Assuming GSP could maintain those 800k buyrates in those two fights and again in November at UFC 154 and then assuming that Dos Santos against Velasquez is able to match JDS' fight with Mir in terms of buys (560k) then we'd be looking at something that looks like this:


That's a very good upward trend and the one thing holding the UFC back from seeing those numbers is St. Pierre's knee. Obviously there'd be some possible fluctuation and this is based on GSP's numbers keeping exactly with the average and JDS vs. Velasquez matching JDS vs. Mir, but neither idea is particularly outlandish.

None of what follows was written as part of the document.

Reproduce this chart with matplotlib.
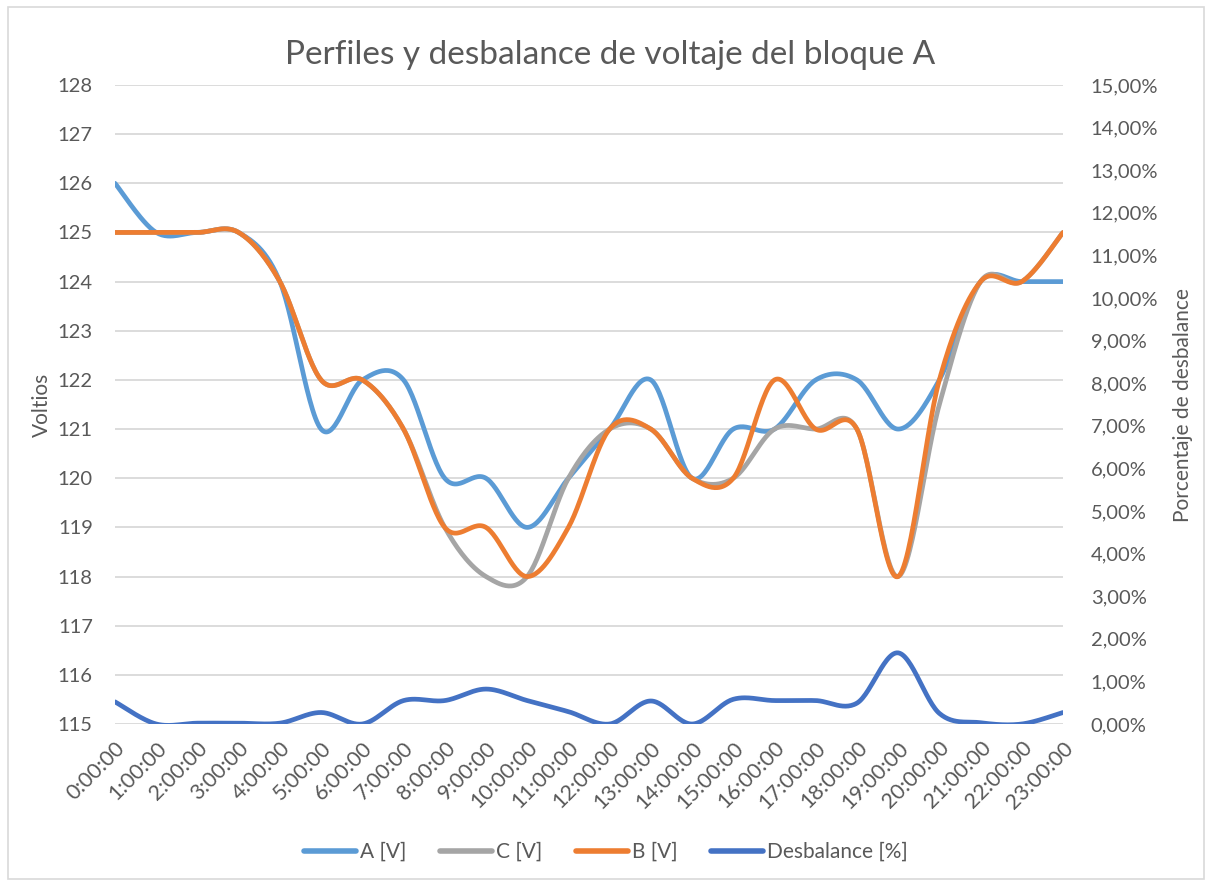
import numpy as np
import matplotlib
matplotlib.use("Agg")
import matplotlib.pyplot as plt
from matplotlib.lines import Line2D
from matplotlib.patches import Rectangle

plt.rcParams['font.family'] = ['Lato', 'DejaVu Sans']

horas = ["%d:00:00" % h for h in range(24)]

volt_a = [126, 125, 125, 125, 124, 121, 122, 122, 120, 120, 119, 120,
          121, 122, 120, 121, 121, 122, 122, 121, 122, 124, 124, 124]
volt_c = [125, 125, 125, 125, 124, 122, 122, 121, 119, 118, 118, 120,
          121, 121, 120, 120, 121, 121, 121, 118, 121.5, 124, 124, 125]
volt_b = [125, 125, 125, 125, 124, 122, 122, 121, 119, 119, 118, 119,
          121, 121, 120, 120, 122, 121, 121, 118, 122, 124, 124, 125]
desbalance = [0.52, 0.0, 0.02, 0.02, 0.02, 0.27, 0.0, 0.55, 0.55, 0.82, 0.55, 0.29,
              0.0, 0.54, 0.0, 0.58, 0.55, 0.55, 0.49, 1.67, 0.25, 0.03, 0.0, 0.27]

TXT = '#595959'
GRID = '#D9D9D9'


def smooth(y, n=30):
    # excel-like smoothed line (catmull-rom bezier between the points)
    y = np.asarray(y, dtype=float)
    x = np.arange(len(y), dtype=float)
    xs, ys = [], []
    for i in range(len(y) - 1):
        i0 = max(i - 1, 0)
        i3 = min(i + 2, len(y) - 1)
        p0 = np.array([x[i], y[i]])
        p3 = np.array([x[i + 1], y[i + 1]])
        p1 = p0 + (np.array([x[i + 1], y[i + 1]]) - np.array([x[i0], y[i0]])) / 6.0
        p2 = p3 - (np.array([x[i3], y[i3]]) - np.array([x[i], y[i]])) / 6.0
        t = np.linspace(0, 1, n)[:, None]
        pts = (1 - t)**3 * p0 + 3 * (1 - t)**2 * t * p1 + 3 * (1 - t) * t**2 * p2 + t**3 * p3
        xs.extend(pts[:, 0])
        ys.extend(pts[:, 1])
    return np.array(xs), np.array(ys)


fig = plt.figure(figsize=(12.12, 8.85), dpi=100)
ax = fig.add_axes([115/1212, 1 - 724/885, (1063 - 115)/1212, (724 - 85)/885])
ax2 = ax.twinx()

series = [(volt_a, '#5B9BD5', 'A [V]'), (volt_c, '#A5A5A5', 'C [V]'), (volt_b, '#ED7D31', 'B [V]')]
for vals, col, lab in series:
    sx, sy = smooth(vals)
    ax.plot(sx, sy, color=col, lw=3.4, solid_capstyle='round', zorder=3)

dx, dy = smooth(desbalance)
ax2.plot(dx, dy, color='#4472C4', lw=3.4, solid_capstyle='round', zorder=3)

ax.set_xlim(0, 23)
ax.set_ylim(115, 128)
ax.set_yticks(range(115, 129))
ax2.set_ylim(0, 15)
ax2.set_yticks(range(0, 16))
ax2.set_yticklabels([("%.2f%%" % v).replace('.', ',') for v in range(0, 16)])

ax.set_xticks(range(24))
ax.set_xticklabels(horas, rotation=45, ha='right', va='top', rotation_mode='anchor')

for a in (ax, ax2):
    for s in a.spines.values():
        s.set_visible(False)
    a.tick_params(length=0, colors=TXT, labelsize=14.5)
ax.tick_params(axis='x', labelsize=15.5, pad=10)
ax.tick_params(axis='y', pad=16)
ax2.tick_params(axis='y', pad=20)
ax.grid(axis='y', color=GRID, lw=1.3)
ax.set_axisbelow(True)

ax.set_ylabel('Voltios', color=TXT, fontsize=15, labelpad=4)
fig.text(1183/1212, 1 - 405/885, 'Porcentaje de desbalance', rotation=90,
         ha='center', va='center', color=TXT, fontsize=15)

fig.text(0.503, 1 - 55/885, 'Perfiles y desbalance de voltaje del bloque A',
         ha='center', va='center', fontsize=24, color=TXT)

handles = [Line2D([0], [0], color=c, lw=4, solid_capstyle='round') for c in
           ['#5B9BD5', '#A5A5A5', '#ED7D31', '#4472C4']]
fig.legend(handles, ['A [V]', 'C [V]', 'B [V]', 'Desbalance [%]'], loc='center',
           bbox_to_anchor=(0.5, 1 - 852/885), ncol=4, frameon=False, fontsize=15,
           labelcolor=TXT, handlelength=2.5, handletextpad=0.2, columnspacing=1.6)

fig.patches.append(Rectangle((8/1212, 6/885), 1196/1212, 872/885, transform=fig.transFigure,
                             fill=False, edgecolor=GRID, lw=1.2))

fig.savefig('out.png', dpi=100)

I guess my main takeaway looking at everything over the past few years is that people should tone down how much the injuries have impacted PPV buys as most of them are zero impact, but that the presence of a superstar like GSP fighting just three times over an 18 month span is the difference between looking at a plateau like the UFC is currently facing on PPV and something where the numbers show a strong upward trend.

There are a lot of things to question about the UFC's status right now. Focusing on Fox and the numbers the promotion is pulling on network TV, on FX and Fuel makes a lot of sense. And I think there are indications that don't show viewer retention at the levels you'd hope for network and cable TV.

But, at least from a PPV perspective, there's nothing indicating serious trouble. And clearly nothing that indicates that the promotion needs to "get away from the PPV model" as so many suggest.